Hetnarski: A trend that has me puzzled: why the retail investor hasn't pulled money out. Forget the outlook. Tech stocks are down, the market's down..... [Stocks] still aren't really cheap on a historical absolute basis. At some point in the next year or year and a half, technology will trough. And then valuations will get better.
Boswick: We remain extremely bullish about technology, not only in the US but on a global level. The areas that probably look the best in our minds are the ones that have had the worst second half of '97: semiconductor stocks, semiconductor capital equipment, telecommunications and telecommunication services, and networking. And in software, you are starting to see a lot of lower valuations [good buying opportunities].
Wireless is ... a global opportunity.... We're just scratching the surface.
Will Internet stocks be good buys?
Boswick: The Internet is overvalued.... I think that '98 will see a ... paring back of valuations.
How about Asia's turmoil?
Hetnarski: It's a big deal. For example, [it's 3Com's] fastest-growing market, growing at 50 percent a year. And within a quarter, it went negative! ... Hyundai and Samsung can't sell products within [South Korea] so they'll try to sell them someplace else.
Will Microsoft prosper despite the antitrust probe by the Department of Justice?
Boswick: The DOJ [issue] is certainly real and something to pay attention to. Having said all that, [Microsoft] remains one of the finest companies in the world. It can continue to grow at a terrific rate.... We should all have Bill Gates's problems.
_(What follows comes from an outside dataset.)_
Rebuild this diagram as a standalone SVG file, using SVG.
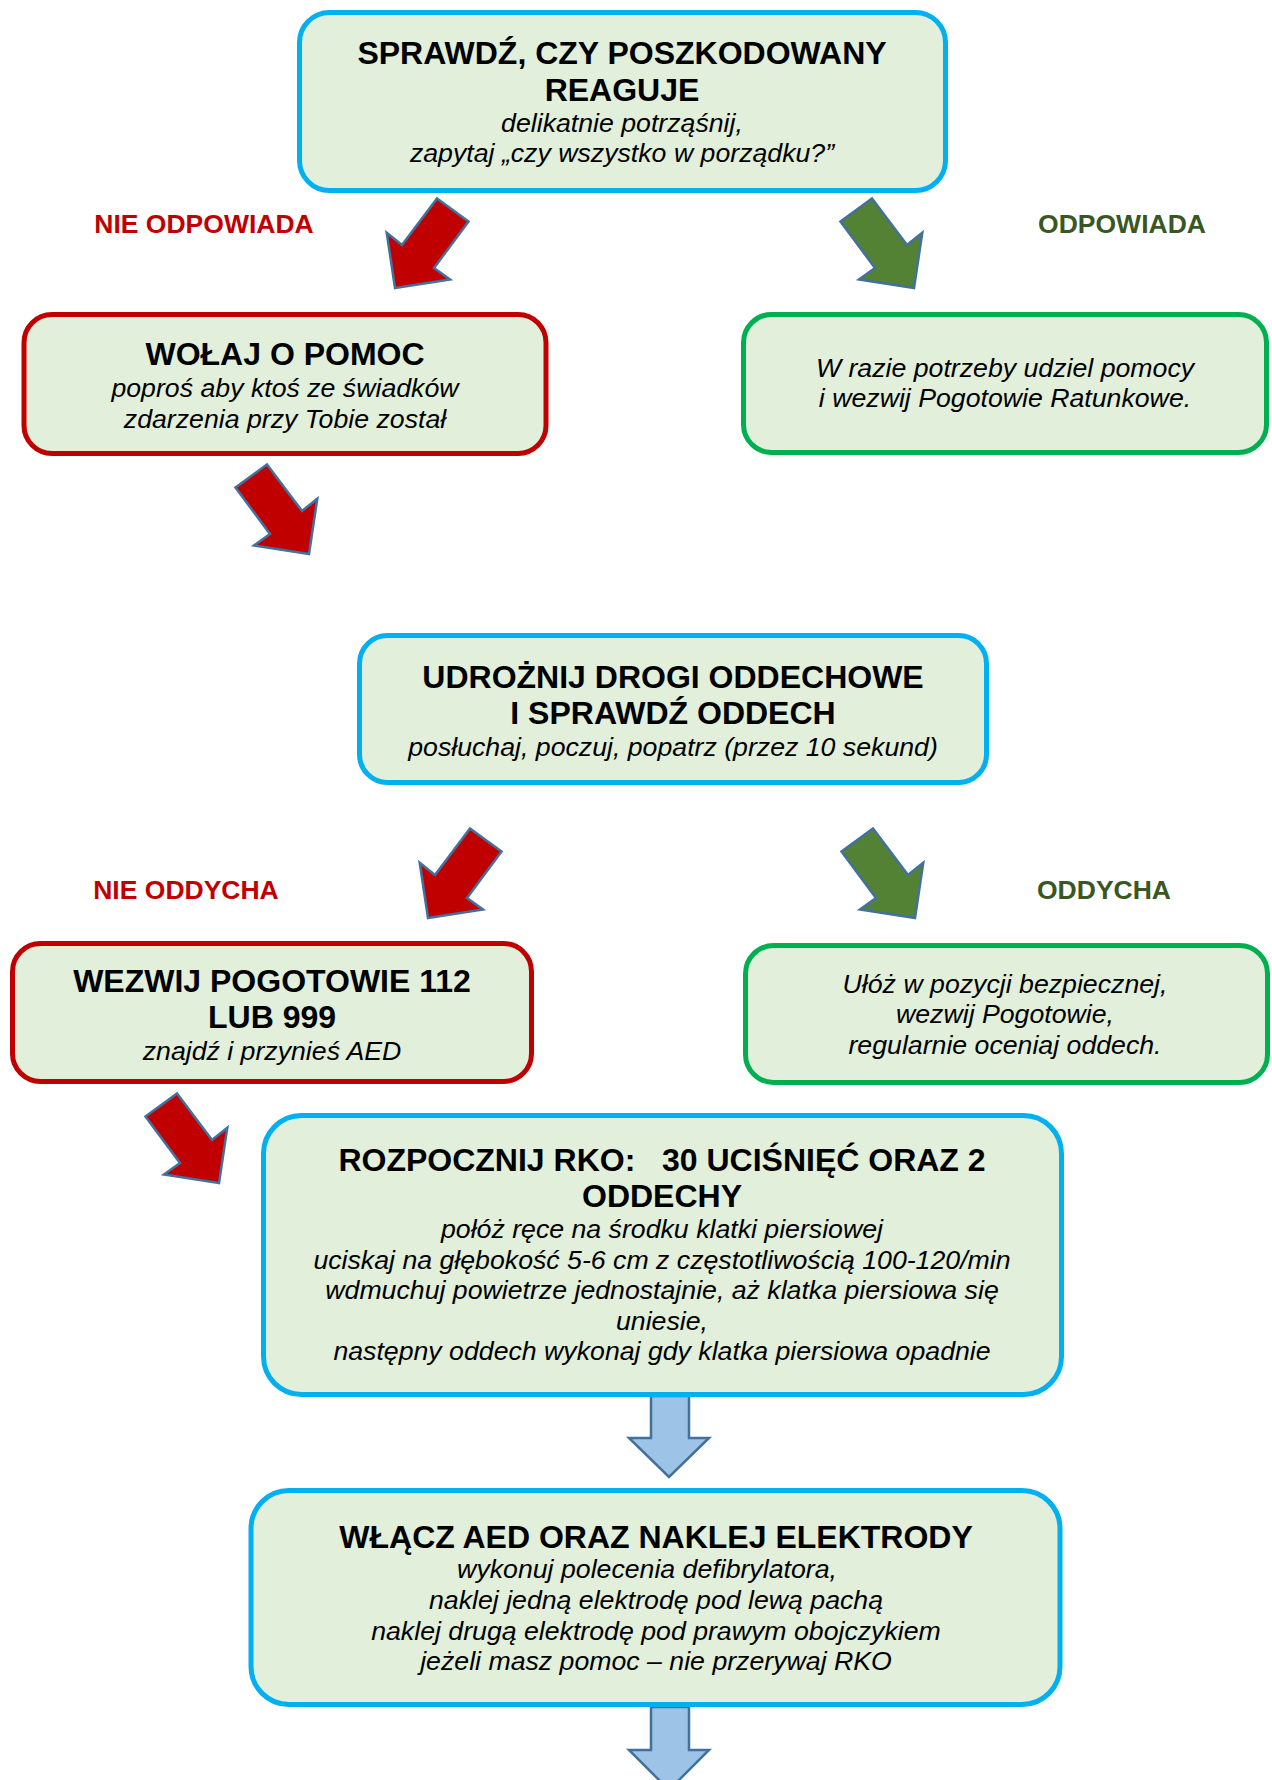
<svg xmlns="http://www.w3.org/2000/svg" width="1272" height="1780" viewBox="0 0 1272 1780">
<defs>
<style>
.box{fill:#E2EFDA;stroke-width:5}
.blue{stroke:#00B0F0}
.red{stroke:#C00000}
.green{stroke:#00B050}
text{font-family:"Liberation Sans",Arial,sans-serif;text-anchor:middle;fill:#000}
.h{font-weight:bold;font-size:32px}
.i{font-style:italic;font-size:26.7px}
.lr{font-weight:bold;font-size:26.5px;fill:#C00000}
.lg{font-weight:bold;font-size:26.5px;fill:#385723}
.arr{stroke:#41719C;stroke-width:2.5;stroke-linejoin:miter}
.ra{fill:#C00000}
.ga{fill:#548235}
.ba{fill:#9DC3E6}
</style>
<path id="dr" d="M0,0 L-55,-8.5 L-39,-20 L-73.5,-66.5 L-42,-89.5 L-7,-43 L8.3,-55.3 Z"/>
</defs>
<rect width="1272" height="1780" fill="#fff"/>
<g id="connectors">
<use href="#dr" class="arr ra" transform="translate(395,288) scale(-1,1)"/>
<use href="#dr" class="arr ga" transform="translate(914,288)"/>
<use href="#dr" class="arr ra" transform="translate(309,554)"/>
<use href="#dr" class="arr ra" transform="translate(428,918) scale(-1,1)"/>
<use href="#dr" class="arr ga" transform="translate(915,918)"/>
<use href="#dr" class="arr ra" transform="translate(219,1183)"/>
<path class="arr ba" d="M651,1396 L689,1396 L689,1438 L709,1438 L669,1477 L629,1438 L651,1438 Z"/>
<path class="arr ba" d="M651,1707 L689,1707 L689,1750 L709,1750 L669,1790 L629,1750 L651,1750 Z"/>
<text class="lr" x="204" y="233">NIE ODPOWIADA</text>
<text class="lg" x="1122" y="233">ODPOWIADA</text>
<text class="lr" x="186" y="899">NIE ODDYCHA</text>
<text class="lg" x="1104" y="899">ODDYCHA</text>
</g>
<g id="n1">
<rect class="box blue" x="299.5" y="12.5" width="646" height="178" rx="30"/>
<text class="h" x="622" y="64">SPRAWDŹ, CZY POSZKODOWANY</text>
<text class="h" x="622" y="101">REAGUJE</text>
<text class="i" x="622" y="132">delikatnie potrząśnij,</text>
<text class="i" x="622" y="162">zapytaj „czy wszystko w porządku?”</text>
</g>
<g id="n2">
<rect class="box red" x="24" y="314.5" width="522" height="139" rx="28"/>
<text class="h" x="285" y="365">WOŁAJ O POMOC</text>
<text class="i" x="285" y="397">poproś aby ktoś ze świadków</text>
<text class="i" x="285" y="428">zdarzenia przy Tobie został</text>
</g>
<g id="n3">
<rect class="box green" x="743.5" y="314.5" width="523" height="138" rx="28"/>
<text class="i" x="1005" y="377">W razie potrzeby udziel pomocy</text>
<text class="i" x="1005" y="407"> i wezwij Pogotowie Ratunkowe.</text>
</g>
<g id="n4">
<rect class="box blue" x="359.5" y="635.5" width="627" height="147" rx="28"/>
<text class="h" x="673" y="688">UDROŻNIJ DROGI ODDECHOWE</text>
<text class="h" x="673" y="724">I SPRAWDŹ ODDECH</text>
<text class="i" x="673" y="756">posłuchaj, poczuj, popatrz (przez 10 sekund)</text>
</g>
<g id="n5">
<rect class="box red" x="12.5" y="943.5" width="519" height="138" rx="28"/>
<text class="h" x="272" y="992">WEZWIJ POGOTOWIE 112</text>
<text class="h" x="272" y="1028">LUB 999</text>
<text class="i" x="272" y="1060">znajdź i przynieś AED</text>
</g>
<g id="n6">
<rect class="box green" x="745.5" y="945.5" width="522" height="137" rx="28"/>
<text class="i" x="1005" y="993">Ułóż w pozycji bezpiecznej,</text>
<text class="i" x="1005" y="1023">wezwij Pogotowie,</text>
<text class="i" x="1005" y="1054">regularnie oceniaj oddech.</text>
</g>
<g id="n7">
<rect class="box blue" x="263.5" y="1115.5" width="798" height="279" rx="38"/>
<text class="h" x="662" y="1171" xml:space="preserve">ROZPOCZNIJ RKO:   30 UCIŚNIĘĆ ORAZ 2</text>
<text class="h" x="662" y="1207">ODDECHY</text>
<text class="i" x="662" y="1238">połóż ręce na środku klatki piersiowej</text>
<text class="i" x="662" y="1269">uciskaj na głębokość 5-6 cm z częstotliwością 100-120/min</text>
<text class="i" x="662" y="1299">wdmuchuj powietrze jednostajnie, aż klatka piersiowa się</text>
<text class="i" x="662" y="1330">uniesie,</text>
<text class="i" x="662" y="1360">następny oddech wykonaj gdy klatka piersiowa opadnie</text>
</g>
<g id="n8">
<rect class="box blue" x="251" y="1490.5" width="809" height="214" rx="38"/>
<text class="h" x="656" y="1548">WŁĄCZ AED ORAZ NAKLEJ ELEKTRODY</text>
<text class="i" x="647" y="1578">wykonuj polecenia defibrylatora,</text>
<text class="i" x="656" y="1609">naklej jedną elektrodę pod lewą pachą</text>
<text class="i" x="656" y="1640">naklej drugą elektrodę pod prawym obojczykiem</text>
<text class="i" x="656" y="1670">jeżeli masz pomoc – nie przerywaj RKO</text>
</g>
</svg>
If the first half of '98 looks iffy for technology stocks, should investors pull out?
Boswick: Opportunities like some of the ones we're starting to see come around very, very, very rarely. And the gains are enormous. The risk is NOT being there and missing tremendous opportunities for 1999 and 2000.
Hetnarski: Historically, technology has outperformed the broader indexes, and that's because [the companies] are growing faster. And looking forward, there's nothing that actually changes that. So on a longer-term basis, it is a good place to be.